A thief dipped into an unlocked glass display case at a jewelry shop on Mercer between Broome and Grand Sts. at about 4:30 p.m. Sun, March 11, and fled with a heavy gold chain valued at $3,600, police said. The surveillance camera was not functioning at the time but an employee described the thief as a black man, 5 feet 9 inches, weighing about 165 pounds.

Raising Cain

Bouncers at the club Cain, at 544 W. 27th St., detained a patron at about 2:40 a.m. Sun., March 4, after he grabbed a waitress by the buttocks, police said. The suspect, Jamel Nuseibeh, 29, fought with the bouncers and with arresting police officers and was charged with assault and resisting arrest.

Officer arrested

John Rankin, a New York Police Department detective assigned to the Manhattan North Warrant Squad, was arrested Mon., March 12, for leaving the scene of an auto accident in the Fifth Precinct, which covers part of the Lower East Side, Chinatown and Police Plaza.
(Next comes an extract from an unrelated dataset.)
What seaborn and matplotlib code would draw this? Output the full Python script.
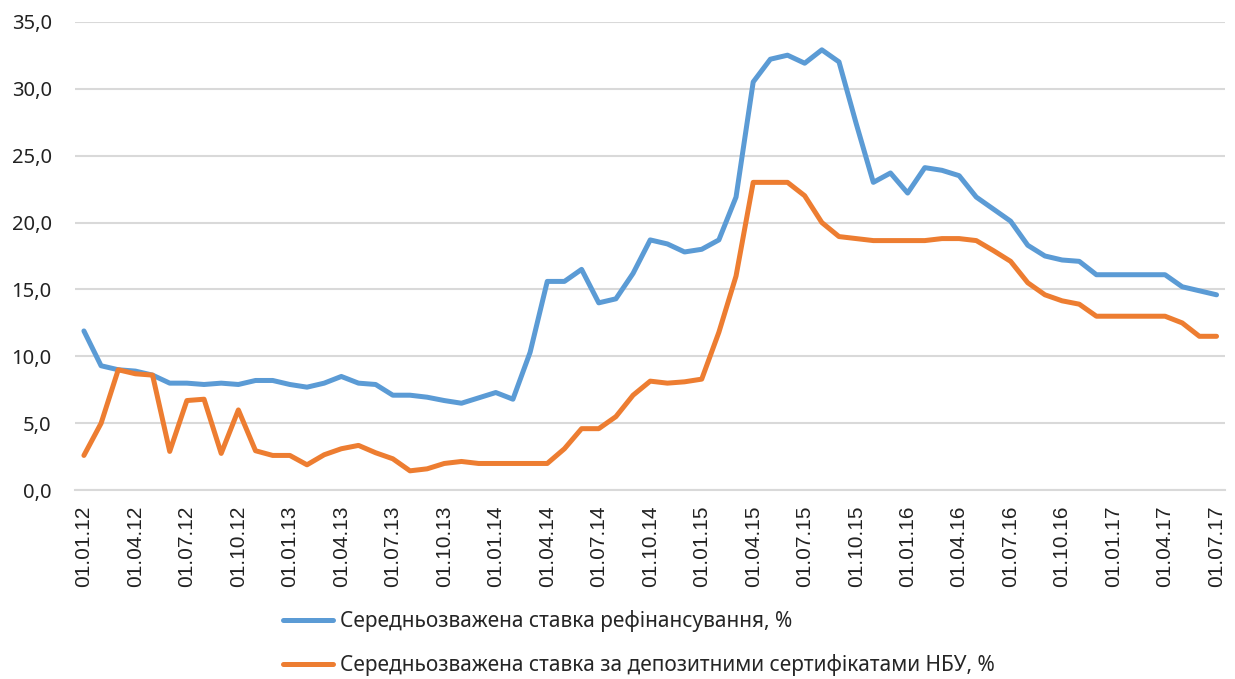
import matplotlib
matplotlib.use("Agg")
import matplotlib.pyplot as plt
import seaborn as sns
import pandas as pd

# monthly data, 01.01.12 - 01.07.17
months = pd.date_range("2012-01-01", "2017-07-01", freq="MS")

refinance_rate = [
    11.9, 9.3, 9.0, 8.9, 8.6, 8.0, 8.0, 7.9, 8.0, 7.9, 8.2, 8.2,
    7.9, 7.7, 8.0, 8.5, 8.0, 7.9, 7.1, 7.1, 6.95, 6.7, 6.5, 6.9,
    7.3, 6.8, 10.3, 15.6, 15.6, 16.5, 14.0, 14.3, 16.2, 18.7, 18.4, 17.8,
    18.0, 18.7, 21.9, 30.5, 32.2, 32.5, 31.9, 32.9, 32.0, 27.4, 23.0, 23.7,
    22.2, 24.1, 23.9, 23.5, 21.9, 21.0, 20.1, 18.3, 17.5, 17.2, 17.1, 16.1,
    16.1, 16.1, 16.1, 16.1, 15.2, 14.9, 14.6,
]
deposit_rate = [
    2.6, 5.0, 9.0, 8.7, 8.6, 2.9, 6.7, 6.8, 2.75, 6.0, 2.95, 2.6,
    2.6, 1.9, 2.65, 3.1, 3.35, 2.8, 2.35, 1.45, 1.6, 2.0, 2.15, 2.0,
    2.0, 2.0, 2.0, 2.0, 3.1, 4.6, 4.6, 5.5, 7.1, 8.15, 8.0, 8.1,
    8.3, 11.8, 16.0, 23.0, 23.0, 23.0, 22.0, 20.0, 18.95, 18.8, 18.65, 18.65,
    18.65, 18.65, 18.8, 18.8, 18.65, 17.9, 17.1, 15.5, 14.6, 14.15, 13.9, 13.0,
    13.0, 13.0, 13.0, 13.0, 12.5, 11.5, 11.5,
]
series_names = [
    "Середньозважена ставка рефінансування, %",
    "Середньозважена ставка за депозитними сертифікатами НБУ, %",
]
colors = ["#5B9BD5", "#ED7D31"]

df = pd.DataFrame({
    "idx": list(range(len(months))) * 2,
    "value": refinance_rate + deposit_rate,
    "series": [series_names[0]] * len(months) + [series_names[1]] * len(months),
})

sns.set_style("white")
plt.rcParams["font.family"] = ["Noto Sans", "DejaVu Sans"]

fig = plt.figure(figsize=(12.35, 6.79), dpi=100)
ax = fig.add_axes([0.061, 0.278, 0.931, 0.690])

sns.lineplot(data=df, x="idx", y="value", hue="series", hue_order=series_names,
             palette=colors, linewidth=3.6, ax=ax, legend=False,
             solid_capstyle="round", solid_joinstyle="round")

ax.set_xlim(-0.5, len(months) - 0.5)
ax.set_ylim(0, 35)
ax.set_yticks(range(0, 36, 5))
ax.set_yticklabels([f"{v},0" for v in range(0, 36, 5)], fontsize=14.5, color="#222222")
ax.yaxis.grid(True, color="#d9d9d9", linewidth=1.5)
ax.tick_params(axis="y", length=0, pad=17)

# labels every 3 months, tick marks between categories
label_pos = list(range(0, len(months), 3))
ax.set_xticks(label_pos)
ax.set_xticklabels([months[i].strftime("%d.%m.%y") for i in label_pos],
                   rotation=90, fontsize=15, color="#222222")
for t in ax.get_xticklabels():
    t.set_fontfamily(["Liberation Sans", "DejaVu Sans"])
ax.tick_params(axis="x", length=0, pad=11)
ax.set_xticks([p - 0.5 for p in range(0, len(months) + 1, 3)], minor=True)
ax.tick_params(axis="x", which="minor", length=7, width=1.5, color="#d9d9d9")
ax.set_xlabel("")
ax.set_ylabel("")

for s in ["top", "right", "left"]:
    ax.spines[s].set_visible(False)
ax.spines["bottom"].set_color("#d9d9d9")
ax.spines["bottom"].set_linewidth(1.5)

handles = [plt.Line2D([], [], color=c, linewidth=3.6, solid_capstyle="round") for c in colors]
fig.legend(handles, series_names, loc="center left", bbox_to_anchor=(0.229, 0.053),
           bbox_transform=fig.transFigure, frameon=False,
           handlelength=2.4, handletextpad=0.33, labelspacing=1.05, borderpad=0,
           borderaxespad=0, prop={"family": ["Noto Sans", "DejaVu Sans"], "size": 15})

fig.savefig("out.png", dpi=100)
The accident involved property damage but no personal injuries. Police did not say where in the precinct the accident occurred.

Students protest war

Students for a Democratic Society from The New School in Greenwich Village and Pace University in Lower Manhattan staged a protest Mon., March 12, at the Army Navy Recruiting Center on Chambers St. Chanting antiwar slogans and waving posters, a group of 24 students entered the recruiting center to conduct a sit-in. Four obeyed police and left voluntarily and 20 sat until they were arrested and charged with criminal trespass.

Eighth Ave. arrests

Three men walked into a clothing boutique at 168 Eighth Ave. at 19th St. at about 7 p.m. Sun., March 4, and began grabbing clothing off the shelves, police said. Two of them fled, but a store employee held one of them and sustained a bloody nose in the struggle. Police charged Terrance Jones-McFarland, 21, with robbery and resisting arrest.

On Tues. afternoon March 6, an employee of a clothing store at 181 Eighth Ave. stopped a man walking out with a shirt valued at $40 tucked under his arm, police said. Willie Horton, 44, was charged with larceny.

Sword and pistols

Police arrested three men at the corner of 10th Ave. and W. 21st St. at 11 p.m. Mon., March 6; one of them was waiving an unsheathed samurai sword, another was carrying a loaded clip of 9-millimeter bullets, and the third man had a unspecified amount of marijuana. The man with the bullets was found to have an illegal 9-millimeter assault rifle in his apartment, police said. Konstantine Irchak, 23, Arthur Gorenshtein, 20, and Steven Kucherovsky, 22, were charged with weapons possession.

Earlier on March 6, a resident of 10th Ave. at W. 17th St. voluntarily surrendered two unlicensed handguns, a Colt .45 and a Comanche Three .357-caliber revolver, to 10th Precinct police.

Wallet gone

The manager of the Balenciaga America shop at 542 W. 22nd St. told police that she discovered a $475 leather wallet missing from the store at 5 p.m. Tues., March 6. An examination of the store surveillance tape showed a white female shoplifter taking the wallet earlier that day.

Funny money

The manager of an adult video shop at 207 Eighth Ave. at 21st St. told police that a patron came in at 3 a.m. Mon., March 5, and gave him a $10 bill for change to watch a video. On examination later, the bill proved to be counterfeit and the manager found the patron just outside the store and demanded real money. But the patron told the manager, “Go away,” and walked off. The suspect was gone by the time police arrived.